Inside and out - understanding the data threats that can affect businesses

Opinion by Matt Lovell

As more high-profile data-theft stories continue to dominate the news, organisations are increasingly under pressure to have a clear understanding of their data and how it can be accessed.

As more high-profile data-theft stories continue to dominate the news, organisations are increasingly under pressure to have a clear understanding of their data and how it can be accessed.

Despite efforts to stem the flow of breaches, the emphasis needs to be on prevention rather than cure.

Last month, Yale University acknowledged that a recent change by Google to include searches on FTP servers had led to the potential exposure of sensitive personal information affecting more than 43,000 students.

Given that FTP servers are often used to share corporate information more securely, many organisations may find themselves having to manage similar data security issues that are not within their control.

With this in mind, businesses need to have stringent controls for data that is managed both internally and elsewhere. As both insider and external threats continue to rise, below are a few best-practice points to counteract potential breaches.

Separate externalised data It is crucial to ensure that all data published or presented externally (including FTP repositories) meets your organisation's requirements for privacy, security and authenticity. With a number of file transfer methods available, it's important that employees are aware of policies that categorise which data can be externalised.

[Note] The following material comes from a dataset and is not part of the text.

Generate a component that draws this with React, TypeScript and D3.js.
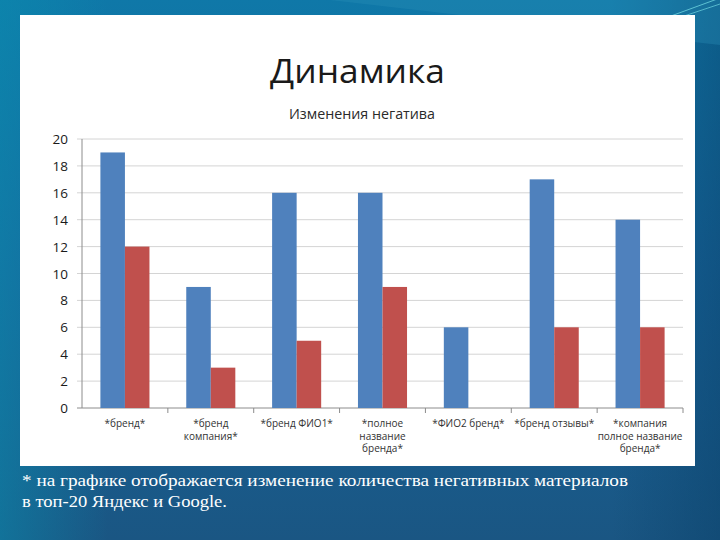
import React from "react";
import * as d3 from "d3";

const categories = [
  ["*бренд*"],
  ["*бренд", "компания*"],
  ["*бренд ФИО1*"],
  ["*полное", "название", "бренда*"],
  ["*ФИО2 бренд*"],
  ["*бренд отзывы*"],
  ["*компания", "полное название", "бренда*"],
];
const seriesBefore = [19, 9, 16, 16, 6, 17, 14];
const seriesAfter: (number | null)[] = [12, 3, 5, 9, null, 6, 6];
const yTicks = [0, 2, 4, 6, 8, 10, 12, 14, 16, 18, 20];
const title = "Динамика";
const subtitle = "Изменения негатива";
const footnote = [
  "* на графике отображается изменение количества негативных материалов",
  "в топ-20 Яндекс и Google.",
];

export default function App() {
  const W = 720, H = 540;
  const left = 82, right = 683, top = 139, bottom = 408;
  const x = d3.scaleBand<number>().domain(d3.range(categories.length)).range([left, right]);
  const y = d3.scaleLinear().domain([0, 20]).range([bottom, top]);
  const bw = x.bandwidth();
  const barW = bw / 3.5;
  const sans = "'Open Sans', 'Noto Sans', sans-serif";
  const footLens = [606, 205];
  return (
    <div style={{ position: "fixed", left: 0, top: 0 }}>
      <svg width={W} height={H} style={{ display: "block" }}>
        <defs>
          <linearGradient id="bg" x1="0" y1="0" x2="0" y2="1">
            <stop offset="0" stopColor="#0f78a8" />
            <stop offset="0.5" stopColor="#17649a" />
            <stop offset="1" stopColor="#1a5683" />
          </linearGradient>
          <linearGradient id="side" x1="0" y1="0" x2="1" y2="0">
            <stop offset="0" stopColor="#0a8fb0" stopOpacity={0.5} />
            <stop offset="0.15" stopColor="#0a8fb0" stopOpacity={0} />
            <stop offset="0.85" stopColor="#083e66" stopOpacity={0} />
            <stop offset="1" stopColor="#083e66" stopOpacity={0.45} />
          </linearGradient>
        </defs>
        <rect width={W} height={H} fill="url(#bg)" />
        <rect width={W} height={H} fill="url(#side)" />
        <path d="M330,0 L720,0 L720,45 Z" fill="#2a8fb8" opacity={0.35} />
        <line x1={660} y1={20} x2={720} y2={-2} stroke="#6fd6e0" strokeWidth={1} opacity={0.8} />
        <line x1={672} y1={20} x2={720} y2={4} stroke="#6fd6e0" strokeWidth={1} opacity={0.7} />
        <rect x={20} y={15} width={675} height={451} fill="#ffffff" />
        <text x={270} y={83} textLength={175} lengthAdjust="spacingAndGlyphs" fontFamily={sans} fontSize={32} fill="#1a1a1a">{title}</text>
        <text x={289} y={119} textLength={146} lengthAdjust="spacingAndGlyphs" fontFamily={sans} fontSize={14} fill="#2a2a2a">{subtitle}</text>
        {yTicks.map((t) => (
          <g key={t}>
            <line x1={left - 5} x2={right} y1={y(t)} y2={y(t)} stroke={t === 0 ? "#8c8c8c" : "#d4d4d4"} strokeWidth={1} />
            <text x={68} y={y(t) + 5} textAnchor="end" fontFamily={sans} fontSize={13.5} fill="#1a1a1a">{t}</text>
          </g>
        ))}
        <line x1={left} x2={left} y1={top} y2={bottom} stroke="#8c8c8c" />
        {categories.map((c, i) => (
          <line key={"tk" + i} x1={(x(i) as number) + bw} x2={(x(i) as number) + bw} y1={bottom} y2={bottom + 5} stroke="#8c8c8c" />
        ))}
        {seriesBefore.map((v, i) => (
          <rect key={"b" + i} x={(x(i) as number) + bw / 2 - barW} y={y(v)} width={barW} height={bottom - y(v)} fill="#4f81bd" />
        ))}
        {seriesAfter.map((v, i) =>
          v == null ? null : (
            <rect key={"r" + i} x={(x(i) as number) + bw / 2} y={y(v)} width={barW} height={bottom - y(v)} fill="#c0504d" />
          )
        )}
        {categories.map((lines, i) => (
          <text key={"c" + i} textAnchor="middle" fontFamily={sans} fontSize={10} fill="#333">
            {lines.map((l, j) => (
              <tspan key={j} x={(x(i) as number) + bw / 2} y={427 + j * 12.5}>{l}</tspan>
            ))}
          </text>
        ))}
        {footnote.map((l, j) => (
          <text key={"f" + j} x={22} y={486 + j * 21} textLength={footLens[j]} lengthAdjust="spacingAndGlyphs" fontFamily="'Liberation Serif', serif" fontSize={17} fill="#ffffff">{l}</text>
        ))}
      </svg>
    </div>
  );
}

Understand the implications of social media Data and information can now be exposed through a multitude of social media channels. Organisational policies and checks must be extended to keep up with the various data sources to highlight and plug any potential gaps or vulnerabilities. Social media represents one of the greatest risk scenarios if not managed with care. Organisations are liable for the data that is captured from social media streams, so it is vital to implement policies and restrictions that control what is exposed.

Ensure appropriate security is applied to internal data repositories and stores, particularly those containing personal information Historically, many organisations have responded slowly to data storage requirements or failed to remove duplication of records. Users may have selected tactical storage solutions such as removable media drives, cards and online storage solutions, such as Mesh and Dropbox. Although these solutions can provide effective storage, the data moves outside of your control and must be secured. Understanding, policing and managing encryption on removable and online data repositories enables businesses to blend flexibility with the security needed to safeguard integrity.

Audit your controls Changes made by others (including third parties) may impact on your strategy. Ensure you do not rely on the security policies of others to enforce your data controls. Know your data, publish data security guidelines to your staff and ensure these guidelines are enforced, particularly for new starters or when staff members leave your company. For the latter, ensure you recover the data and restrict access to the appropriate users.

Understand mobile working Businesses are becoming more mobile with their data and it is up to each organisation to ensure they are aware of the risks associated with a change in their working practices. Laptops, memory sticks and external hard drives need to be encrypted and strict controls should be applied to limit access to wireless networks to authorised users only. Clear guidelines on the creation and usage of passwords can help to secure devices that are accessed remotely, for example, via the use of two-factor authentication on your VPN.

Failure to manage sensitive information both inside and outside the office can have severe consequences for an organisation's reputation and profitability. Today, information can be exposed in a variety of ways and it is important that organisations meet the challenge of securing their data.